Just as kind of trying to make their daily lives more pure
and unfortunately, the celibacy part
meant that they more or less died out by the 1940s,
although there are a handful of Shakers
who are still alive today
and they were called the Shakers
because they would have these kind of
ecstatic religious experiences,
which you can see are kind of similar to
what happened in the camp meetings.
So even though they didn't have sex,
they would kind of get out their ecstasy
in this process of these big circle dances,
which people looked at and they said
they seemed like they were shaking,
so they were the Shakers.
On the other side of the spectrum,
there was the Oneida community,
which was led by a man named John Humphrey Noyes
and they preached the idea that
one should have no earthly attachments basically
and that meant also to a spouse,
so they believed in what was called complex marriage
or what we would really call free love.
There was no such thing as an individual marriage,
that women and men could have
sex with whomever they pleased.
It's interesting that approaches to sex
were very central to these religious movements.
Probably the most important religious movement
to come out of this time period
was the Church of Jesus Christ of Latter-Day Saints,
also known as the Mormons,
who were founded by Joseph Smith in Rochester, New York
and Smith had a vision that he was visited by an angel
who presented him with gold plates
and on these gold plates was a new Scripture
called The Book of Mormon
and Smith's followers really continued to be
devoted to the religion, even though
they faced a lot of persecution,
particularly over their early practice of polygamy
until they continued to move west
under the leadership of a second man, Brigham Young,
who took over after Smith was murdered
by an angry crowd in Illinois
who then led the Mormons to Utah
where they continue to be a major
religious group to this day.
Oh, and one other interesting thing
about this is the Oneida community.
Although, it itself did not survive,
one of the ways that they made money as a community
was by making silverware and so Oneida Silverware
is actually the descendant company
of this really interesting communal experiment
and they lasted, I believe, until 2006,
so if you ever had Oneida Silverware,
you were looking at an artifact
of a 19th century religious movement.
So the last and probably the most important part
of The Second Great Awakening that I wanna talk about
is its influence on reform movements.
So let me give myself a little bit more space to write here.

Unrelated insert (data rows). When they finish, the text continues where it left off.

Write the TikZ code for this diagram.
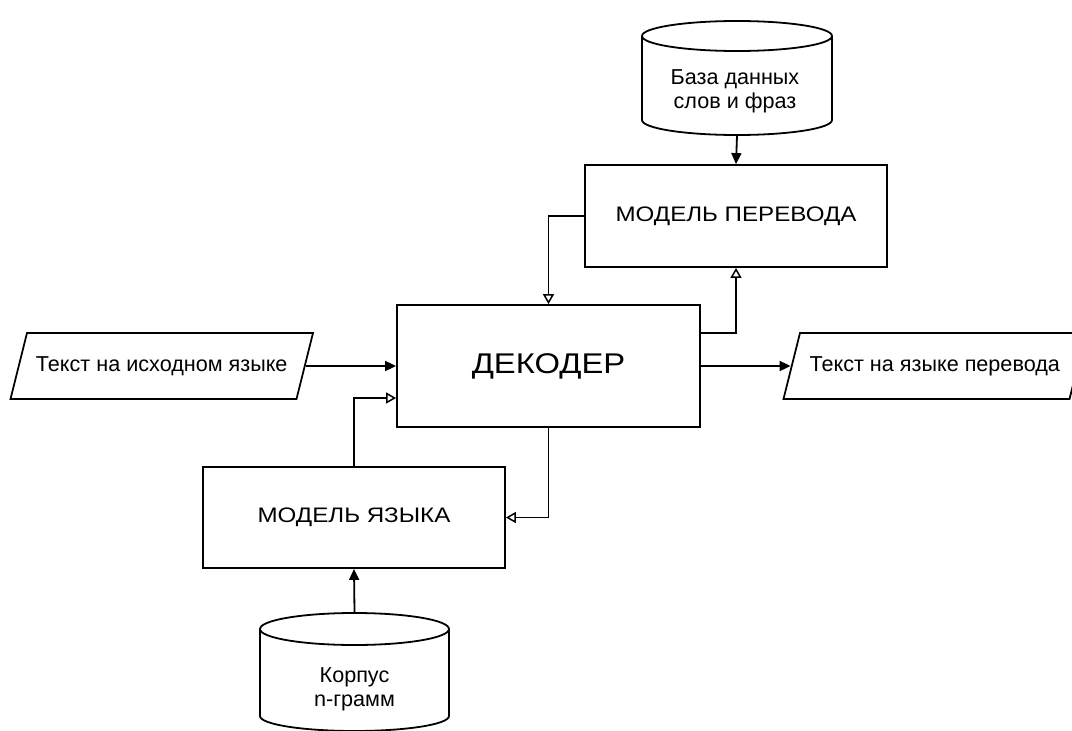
\documentclass[tikz,border=0pt]{standalone}
\usepackage{fontspec}
\setmainfont{Liberation Sans}
\newfontfamily\widefont[FakeStretch=1.15]{Liberation Sans}
\usetikzlibrary{arrows.meta,calc}
\begin{document}
\begin{tikzpicture}[x=1pt,y=-1pt,
  line width=1.8pt,
  box/.style={draw,rectangle,minimum width=302pt,minimum height=101pt,inner sep=0pt,font=\widefont\fontsize{21}{25}\selectfont},
  ghost/.style={rectangle,inner sep=0pt,align=center,font=\fontsize{21.6}{24}\selectfont},
  filled/.style={-{Triangle[length=11pt,width=10pt]}},
  hollow/.style={-{Triangle[open,length=10pt,width=11pt,line width=1.5pt]}}
]
\useasboundingbox (0,0) rectangle (1072,731);
% nodes
\node[ghost,minimum width=190pt,minimum height=114pt] (db) at (737,78) {};
\node[ghost] (dbt) at (735,91) {База данных\\слов и фраз};
\node[box,minimum height=102pt] (mt) at (736,216) {МОДЕЛЬ ПЕРЕВОДА};
\node[box,minimum width=303pt,minimum height=122pt,font=\widefont\fontsize{28.5}{34}\selectfont] (dec) at (548.5,366) {ДЕКОДЕР};
\node[ghost,minimum width=286.5pt,minimum height=66pt] (src) at (161.75,366) {Текст на исходном языке};
\node[ghost,minimum width=286.5pt,minimum height=66pt] (dst) at (934.75,366) {Текст на языке перевода};
\node[box] (lm) at (354,517.5) {МОДЕЛЬ ЯЗЫКА};
\node[ghost,minimum width=189pt,minimum height=118pt] (cor) at (354.5,672) {};
\node[ghost] (cort) at (354.5,689) {Корпус\\n-грамм};
% cylinders
\draw (642,36) -- (642,120) arc[start angle=180,end angle=360,x radius=95,y radius=-15] -- (832,36);
\draw (737,36) ellipse[x radius=95,y radius=15];
\draw (260,629) -- (260,716) arc[start angle=180,end angle=360,x radius=94.5,y radius=-15] -- (449,629);
\draw (354.5,629) ellipse[x radius=94.5,y radius=16];
% parallelograms
\draw (27,333) -- (313,333) -- (296.5,399) -- (10.5,399) -- cycle;
\draw (800,333) -- (1086,333) -- (1069.5,399) -- (783.5,399) -- cycle;
% connectors
\draw[filled] (db.south) -- (mt.north);
\draw[hollow] (mt.west) -| (dec.north);
\draw[hollow] ([yshift=33pt]dec.east) -| (mt.south);
\draw[filled] (src.east) -- (dec.west);
\draw[filled] (dec.east) -- (dst.west);
\draw[hollow] (lm.north) |- ([yshift=-32pt]dec.west);
\draw[hollow] (dec.south) |- (lm.east);
\draw[filled] (cor.north) -- (lm.south);
\end{tikzpicture}
\end{document}
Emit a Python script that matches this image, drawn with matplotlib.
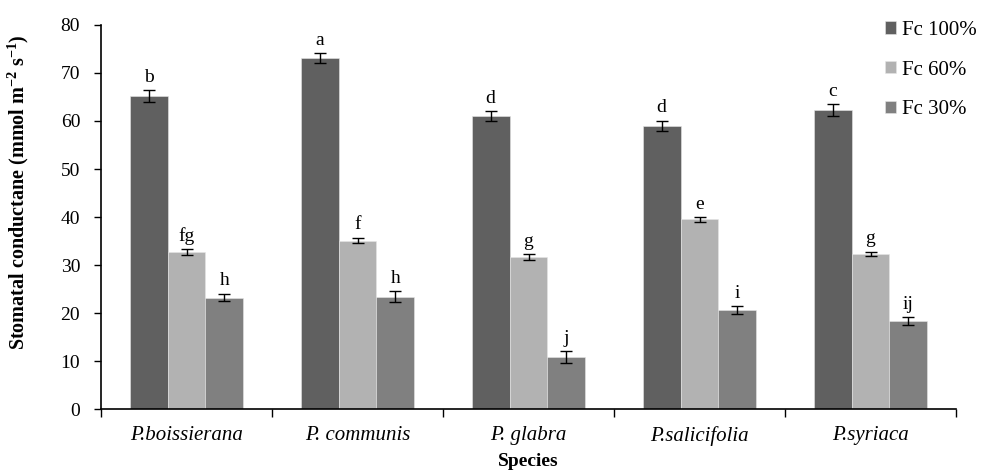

There are several 19th century reform movements
that are tied in to The Second Great Awakening.
One of these would be The Temperance Movement,
which hoped to reduce and or eliminate
people's consumption of alcohol
and you can kinda tie this back
to the idea of heaven on earth, right?
How can you have a stable family home,
how can you have a godly society
if everybody's drunk all the time?
But I would say the most important
reform movement associated with The Second Great Awakening
was the Abolitionist Movement
and remember that Harriet Beecher Stowe,
who wrote Uncle Tom's Cabin,
which was one of the greatest abolition or anti-slavery
advertisements in the world,
was the daughter of Lyman Beecher,
one of the greatest preachers of The Second Great Awakening
and so as people came to believe that
everyone's life was equally valuable,
they became more and more involved
in the idea that slavery should not exist,
that people who were enslaved had souls
that were just as worthy of salvation
as anyone who was already free
and so they also saw this as one of the perversions
of God's word and a perversion of the family,
which they saw as the central unit
of American democracy and Republicanism.
So slavery should not exist.
People who were really motivated by their faith in God
and their faith in trying to create
heaven on earth and a better society
campaigned really strenuously for the end of slavery
and ultimately, were successful.
So this is a really complex topic,
The Second Great Awakening.
If we look back at our web again,
we can see that this wave of religious revival
was connected in all sorts of interesting ways
to the economic and political changes of the time period
and in its way, led to all sorts of
different social changes,
so I think it's a good example of how
it's sometimes really hard to separate
things that happened in the past
into really neat boxes, right?
That, oh, there was politics.
There was religion.
There was culture.
There were economics, but in many ways,
they're all bound together in a larger culture,
within which everyday individuals navigated their lives
and it's also good to show us that
sometimes we don't exactly know
why things happened in the past.
We know that people got really interested
in religion in this time period,
but historians have differing ideas
about why that might have been.
Some say that it was a form of trying to control people
as it was more and more important to have
a dutiful workforce for a factory-based industrial society
and some people say that maybe,
it was just about demographic and political shifts
in who had power, who had money, and who got to vote,
but we do know that The Second Great Awakening
and these ideas of trying to improve America,
to improve the world, and to create heaven on earth
led to all sorts of interesting things
that are still with us today,
including religious movements and the end of slavery.